Critici e Critica
Tempi duri per la critica cinematografica. Oltre a dover continuare a fare i conti con problemi ormai annosi (spazi ridotti sui quotidiani, sostanziale assenza di una autentica attività critica sulle reti televisive, trionfo sociale della volgarità e dell’incultura…), di recente è stata nuovamente accusata, con argomenti tanto triti quanto sbagliati, di non sapersi porre in sintonia con il pubblico, specialmente con quello giovanile che corre in massa ad applaudire, oltre i cinepanettoni natalizi, i film sugli amori adolescenziali dei vari Moccia, Muccino e altri, quei film cioè che sono stati sempre, o quasi sempre, accolti da valutazioni più o meno negative e in qualche caso da stroncature, come si dice, feroci. Sotto il profilo strettamente culturale, la questione di per sé non è merita una particolare attenzione, ma un paio di osservazioni, anche se necessariamente banali, è opportuno farle, proprio perché possono servire a delimitare con minore approssimazione il campo e le funzioni della critica stessa. La prima: ha senso parlare della critica cinematografica in generale (in astratto) solo quando i discorsi sono di ordine teorico (cioè quando si parla di metodi interpretativi, di scelte ermeneutiche, di criteri assiologici, di ruoli sociali, ecc.), non quando ci si riferisce al vero e proprio esercizio critico: in questo caso non c’è più la critica cinematografica, c’è soltanto l’operato dei singoli critici cinematografici, ognuno dei quali è responsabile di quello che scrive o dice, ed è soltanto con lui che si può consentire o dissentire, senza tirare in ballo l’intera categoria. E infatti ogni recensione è diversa da tutte le altre, anche quando risultano nettamente prevalenti i giudizi positivi o quelli negativi.

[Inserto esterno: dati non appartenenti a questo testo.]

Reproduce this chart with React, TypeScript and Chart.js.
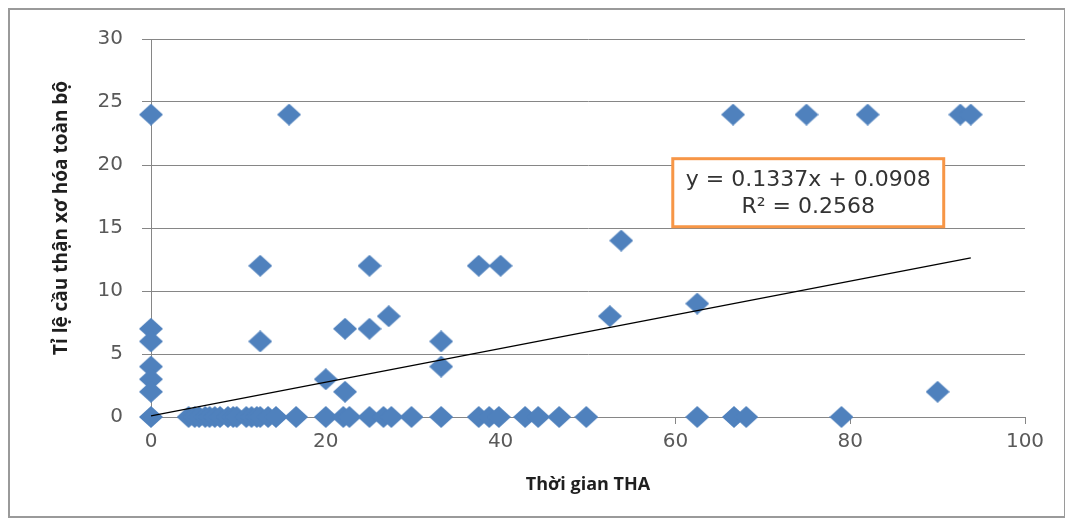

Al massimo, una eventuale unanimità di giudizi, positivi o negativi che siano, può essere riscontrata e usata come un oggettivo dato di fatto concernente l’accoglienza, appunto in sede critica, di un determinato film. La seconda osservazione riguarda la confusione, che sarebbe facile da evitare ma che invece si persiste ad assecondare, tra gli aspetti quantitativi e gli aspetti qualitativi che riguardano il cinema e i film: il successo al botteghino è un mero elemento statistico (quantitativo) che concerne l’economia cinematografica e, se proprio si vuole, la sociologia del cinema, ma che non ha nessun rapporto con l’arte e la cultura cinematografiche. Un film di grande successo commerciale può essere bellissimo (ad es., La dolce vita) o bruttissimo (inutile quanto facile citare titoli), così come può verificarsi l’esatto contrario, con fallimenti al box office che possono riguardare sia i capolavori che i prodotti più scadenti. Il confondere l’estetica con la merceologia è, di norma, soltanto un segno di ignoranza, ma a volte è anche un modo surrettizio, e molto miope, per svalutare e cercare di limitare ulteriormente gli interventi critici, temendo che possano in qualche misura influire sulle scelte degli spettatori. Di fronte a questi atteggiamenti, il critico cinematografico può solo rispondere cercando di fare al meglio il proprio mestiere, quindi rifiutando qualsiasi condizionamento, ovvero non assoggettandosi alle mode e seguendo unicamente i propri convincimenti culturali, il proprio “sentimento della forma” (Pasolini), la propria idea di cinema, il proprio orientamento ideologico, il proprio gusto.